# Animation mit CS3



## Davella80 (13. Juli 2007)

Hallo,

ich habe mir Adobe Photoshop CS3 zugelegt. Ich hatte auch schon CS2 und da konnte man ja in Image Ready wecheln und dort Animieren. Man konnte dort auch auf Animationsvorlagen zurückgreifen. 
Jetzt finde ich das aber nicht mehr in dem neuen Adobe Photoshop CS3. Kann mir einer Sagen wie ich das mache bzw. Ein Tutorial posten.

Liebe Grüße
Davella80


----------



## Alexander Groß (13. Juli 2007)

Zugelegt?
Dann wirst du bestimmt in der Anleitung gelesen haben das man nun direkt in PS animieren kann. Was nicht mehr geht ist das man bestehende Animationen öffnen kann.

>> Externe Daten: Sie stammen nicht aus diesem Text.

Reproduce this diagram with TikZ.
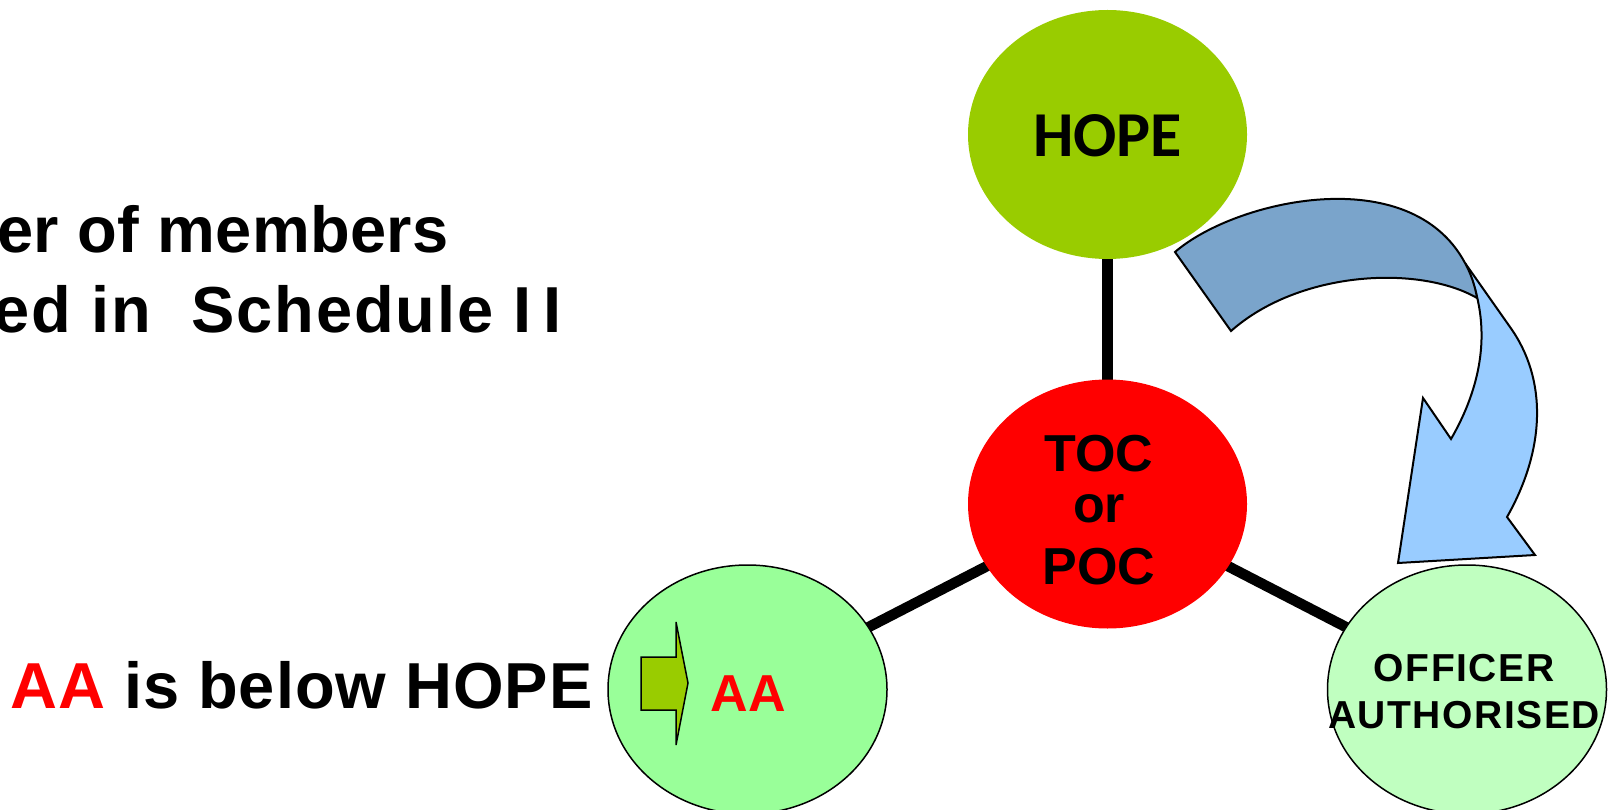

ImageReady gibt es seit CS3 nicht mehr.


Alex


----------



## Davella80 (13. Juli 2007)

Hallo Alexander Groß,

das habe ich in dem Handbuch schon gelesen. Aber ich finde die Vorgegebenen Animationen nicht mehr.
In CS2 war es ja so, das man z.B. die schrift soll sich drehen usw.. einstellen. 
Ich suche die Vorgegebenen Animationen.

Liebe Grüße
Davella80


----------